** begin DATA RECORDS **
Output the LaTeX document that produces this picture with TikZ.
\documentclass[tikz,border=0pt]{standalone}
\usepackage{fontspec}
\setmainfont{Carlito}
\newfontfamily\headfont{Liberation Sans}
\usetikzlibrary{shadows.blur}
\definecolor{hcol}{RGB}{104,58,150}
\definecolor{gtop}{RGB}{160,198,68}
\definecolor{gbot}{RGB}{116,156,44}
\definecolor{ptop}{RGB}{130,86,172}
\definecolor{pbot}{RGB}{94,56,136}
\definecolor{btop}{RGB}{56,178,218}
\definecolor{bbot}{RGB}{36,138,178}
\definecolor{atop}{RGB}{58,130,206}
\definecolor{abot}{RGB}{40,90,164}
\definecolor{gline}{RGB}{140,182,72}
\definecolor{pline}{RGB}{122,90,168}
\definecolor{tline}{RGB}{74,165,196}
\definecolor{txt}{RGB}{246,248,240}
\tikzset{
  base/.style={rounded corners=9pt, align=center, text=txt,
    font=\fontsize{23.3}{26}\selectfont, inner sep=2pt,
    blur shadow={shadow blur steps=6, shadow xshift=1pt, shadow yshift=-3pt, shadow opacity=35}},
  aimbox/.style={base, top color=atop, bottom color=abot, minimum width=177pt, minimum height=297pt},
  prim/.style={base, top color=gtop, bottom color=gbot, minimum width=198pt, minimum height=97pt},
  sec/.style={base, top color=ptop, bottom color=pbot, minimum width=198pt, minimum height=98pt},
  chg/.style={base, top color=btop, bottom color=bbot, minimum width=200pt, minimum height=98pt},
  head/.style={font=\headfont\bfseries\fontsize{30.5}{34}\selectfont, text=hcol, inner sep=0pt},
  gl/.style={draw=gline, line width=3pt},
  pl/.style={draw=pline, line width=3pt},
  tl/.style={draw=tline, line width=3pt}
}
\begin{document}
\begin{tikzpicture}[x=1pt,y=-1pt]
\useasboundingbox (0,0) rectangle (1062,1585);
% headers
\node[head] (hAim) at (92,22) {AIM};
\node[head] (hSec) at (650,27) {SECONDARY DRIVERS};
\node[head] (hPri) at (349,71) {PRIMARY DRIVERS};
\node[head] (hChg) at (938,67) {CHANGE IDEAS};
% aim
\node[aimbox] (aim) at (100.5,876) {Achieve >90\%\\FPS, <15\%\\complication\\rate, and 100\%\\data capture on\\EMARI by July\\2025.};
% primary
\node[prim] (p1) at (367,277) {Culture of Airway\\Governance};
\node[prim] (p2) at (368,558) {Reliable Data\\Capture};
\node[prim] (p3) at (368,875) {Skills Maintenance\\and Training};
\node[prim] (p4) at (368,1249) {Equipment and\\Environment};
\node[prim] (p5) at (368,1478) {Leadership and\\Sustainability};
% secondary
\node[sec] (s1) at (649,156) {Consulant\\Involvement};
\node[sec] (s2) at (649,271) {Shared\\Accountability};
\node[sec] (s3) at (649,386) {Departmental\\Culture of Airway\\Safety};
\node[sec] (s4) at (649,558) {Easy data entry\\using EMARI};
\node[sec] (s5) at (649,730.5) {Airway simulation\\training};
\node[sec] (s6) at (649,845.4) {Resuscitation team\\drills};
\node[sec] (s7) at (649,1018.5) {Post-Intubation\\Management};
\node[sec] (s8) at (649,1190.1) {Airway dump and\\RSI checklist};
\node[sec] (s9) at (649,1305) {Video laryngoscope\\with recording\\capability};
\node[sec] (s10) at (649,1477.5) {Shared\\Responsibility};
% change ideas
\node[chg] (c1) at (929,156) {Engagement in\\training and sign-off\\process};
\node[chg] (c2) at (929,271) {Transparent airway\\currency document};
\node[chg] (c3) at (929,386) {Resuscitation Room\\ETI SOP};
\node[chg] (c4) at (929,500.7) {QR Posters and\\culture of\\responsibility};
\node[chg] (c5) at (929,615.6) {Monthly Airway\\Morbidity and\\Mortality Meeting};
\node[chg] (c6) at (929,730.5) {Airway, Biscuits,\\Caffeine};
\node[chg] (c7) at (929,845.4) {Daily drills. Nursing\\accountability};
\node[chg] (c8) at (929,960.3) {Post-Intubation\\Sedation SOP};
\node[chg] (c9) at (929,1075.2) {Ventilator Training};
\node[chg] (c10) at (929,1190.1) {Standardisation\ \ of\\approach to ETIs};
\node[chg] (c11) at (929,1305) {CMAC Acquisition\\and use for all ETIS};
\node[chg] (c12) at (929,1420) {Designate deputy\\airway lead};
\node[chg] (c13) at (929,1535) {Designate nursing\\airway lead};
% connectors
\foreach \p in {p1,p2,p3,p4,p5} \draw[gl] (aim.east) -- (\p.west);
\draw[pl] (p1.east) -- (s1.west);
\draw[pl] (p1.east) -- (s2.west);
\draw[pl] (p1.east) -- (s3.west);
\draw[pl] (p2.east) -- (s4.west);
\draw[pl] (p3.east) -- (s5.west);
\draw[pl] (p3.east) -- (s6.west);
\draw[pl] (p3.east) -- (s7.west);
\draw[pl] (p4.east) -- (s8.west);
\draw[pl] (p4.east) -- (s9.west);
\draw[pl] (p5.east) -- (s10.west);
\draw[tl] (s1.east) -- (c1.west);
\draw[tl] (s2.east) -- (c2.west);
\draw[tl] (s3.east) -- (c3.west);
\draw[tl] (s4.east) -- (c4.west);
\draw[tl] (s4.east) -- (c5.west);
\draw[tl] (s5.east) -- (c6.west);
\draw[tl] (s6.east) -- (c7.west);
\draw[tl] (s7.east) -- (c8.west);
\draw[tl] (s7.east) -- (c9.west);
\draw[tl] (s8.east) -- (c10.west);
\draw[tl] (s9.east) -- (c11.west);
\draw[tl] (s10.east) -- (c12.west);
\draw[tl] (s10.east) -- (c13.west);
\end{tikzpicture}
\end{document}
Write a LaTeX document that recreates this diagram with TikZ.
** end DATA RECORDS **
• TO DO: Restate all of the entries above precisely.

• SOLUTION:
Output the LaTeX document that produces this picture with TikZ.
\documentclass[tikz,border=0pt]{standalone}
\usepackage{fontspec}
\setmainfont{Carlito}
\newfontfamily\headfont{Liberation Sans}
\usetikzlibrary{shadows.blur}
\definecolor{hcol}{RGB}{104,58,150}
\definecolor{gtop}{RGB}{160,198,68}
\definecolor{gbot}{RGB}{116,156,44}
\definecolor{ptop}{RGB}{130,86,172}
\definecolor{pbot}{RGB}{94,56,136}
\definecolor{btop}{RGB}{56,178,218}
\definecolor{bbot}{RGB}{36,138,178}
\definecolor{atop}{RGB}{58,130,206}
\definecolor{abot}{RGB}{40,90,164}
\definecolor{gline}{RGB}{140,182,72}
\definecolor{pline}{RGB}{122,90,168}
\definecolor{tline}{RGB}{74,165,196}
\definecolor{txt}{RGB}{246,248,240}
\tikzset{
  base/.style={rounded corners=9pt, align=center, text=txt,
    font=\fontsize{23.3}{26}\selectfont, inner sep=2pt,
    blur shadow={shadow blur steps=6, shadow xshift=1pt, shadow yshift=-3pt, shadow opacity=35}},
  aimbox/.style={base, top color=atop, bottom color=abot, minimum width=177pt, minimum height=297pt},
  prim/.style={base, top color=gtop, bottom color=gbot, minimum width=198pt, minimum height=97pt},
  sec/.style={base, top color=ptop, bottom color=pbot, minimum width=198pt, minimum height=98pt},
  chg/.style={base, top color=btop, bottom color=bbot, minimum width=200pt, minimum height=98pt},
  head/.style={font=\headfont\bfseries\fontsize{30.5}{34}\selectfont, text=hcol, inner sep=0pt},
  gl/.style={draw=gline, line width=3pt},
  pl/.style={draw=pline, line width=3pt},
  tl/.style={draw=tline, line width=3pt}
}
\begin{document}
\begin{tikzpicture}[x=1pt,y=-1pt]
\useasboundingbox (0,0) rectangle (1062,1585);
% headers
\node[head] (hAim) at (92,22) {AIM};
\node[head] (hSec) at (650,27) {SECONDARY DRIVERS};
\node[head] (hPri) at (349,71) {PRIMARY DRIVERS};
\node[head] (hChg) at (938,67) {CHANGE IDEAS};
% aim
\node[aimbox] (aim) at (100.5,876) {Achieve >90\%\\FPS, <15\%\\complication\\rate, and 100\%\\data capture on\\EMARI by July\\2025.};
% primary
\node[prim] (p1) at (367,277) {Culture of Airway\\Governance};
\node[prim] (p2) at (368,558) {Reliable Data\\Capture};
\node[prim] (p3) at (368,875) {Skills Maintenance\\and Training};
\node[prim] (p4) at (368,1249) {Equipment and\\Environment};
\node[prim] (p5) at (368,1478) {Leadership and\\Sustainability};
% secondary
\node[sec] (s1) at (649,156) {Consulant\\Involvement};
\node[sec] (s2) at (649,271) {Shared\\Accountability};
\node[sec] (s3) at (649,386) {Departmental\\Culture of Airway\\Safety};
\node[sec] (s4) at (649,558) {Easy data entry\\using EMARI};
\node[sec] (s5) at (649,730.5) {Airway simulation\\training};
\node[sec] (s6) at (649,845.4) {Resuscitation team\\drills};
\node[sec] (s7) at (649,1018.5) {Post-Intubation\\Management};
\node[sec] (s8) at (649,1190.1) {Airway dump and\\RSI checklist};
\node[sec] (s9) at (649,1305) {Video laryngoscope\\with recording\\capability};
\node[sec] (s10) at (649,1477.5) {Shared\\Responsibility};
% change ideas
\node[chg] (c1) at (929,156) {Engagement in\\training and sign-off\\process};
\node[chg] (c2) at (929,271) {Transparent airway\\currency document};
\node[chg] (c3) at (929,386) {Resuscitation Room\\ETI SOP};
\node[chg] (c4) at (929,500.7) {QR Posters and\\culture of\\responsibility};
\node[chg] (c5) at (929,615.6) {Monthly Airway\\Morbidity and\\Mortality Meeting};
\node[chg] (c6) at (929,730.5) {Airway, Biscuits,\\Caffeine};
\node[chg] (c7) at (929,845.4) {Daily drills. Nursing\\accountability};
\node[chg] (c8) at (929,960.3) {Post-Intubation\\Sedation SOP};
\node[chg] (c9) at (929,1075.2) {Ventilator Training};
\node[chg] (c10) at (929,1190.1) {Standardisation\ \ of\\approach to ETIs};
\node[chg] (c11) at (929,1305) {CMAC Acquisition\\and use for all ETIS};
\node[chg] (c12) at (929,1420) {Designate deputy\\airway lead};
\node[chg] (c13) at (929,1535) {Designate nursing\\airway lead};
% connectors
\foreach \p in {p1,p2,p3,p4,p5} \draw[gl] (aim.east) -- (\p.west);
\draw[pl] (p1.east) -- (s1.west);
\draw[pl] (p1.east) -- (s2.west);
\draw[pl] (p1.east) -- (s3.west);
\draw[pl] (p2.east) -- (s4.west);
\draw[pl] (p3.east) -- (s5.west);
\draw[pl] (p3.east) -- (s6.west);
\draw[pl] (p3.east) -- (s7.west);
\draw[pl] (p4.east) -- (s8.west);
\draw[pl] (p4.east) -- (s9.west);
\draw[pl] (p5.east) -- (s10.west);
\draw[tl] (s1.east) -- (c1.west);
\draw[tl] (s2.east) -- (c2.west);
\draw[tl] (s3.east) -- (c3.west);
\draw[tl] (s4.east) -- (c4.west);
\draw[tl] (s4.east) -- (c5.west);
\draw[tl] (s5.east) -- (c6.west);
\draw[tl] (s6.east) -- (c7.west);
\draw[tl] (s7.east) -- (c8.west);
\draw[tl] (s7.east) -- (c9.west);
\draw[tl] (s8.east) -- (c10.west);
\draw[tl] (s9.east) -- (c11.west);
\draw[tl] (s10.east) -- (c12.west);
\draw[tl] (s10.east) -- (c13.west);
\end{tikzpicture}
\end{document}
Write a LaTeX document that recreates this diagram with TikZ.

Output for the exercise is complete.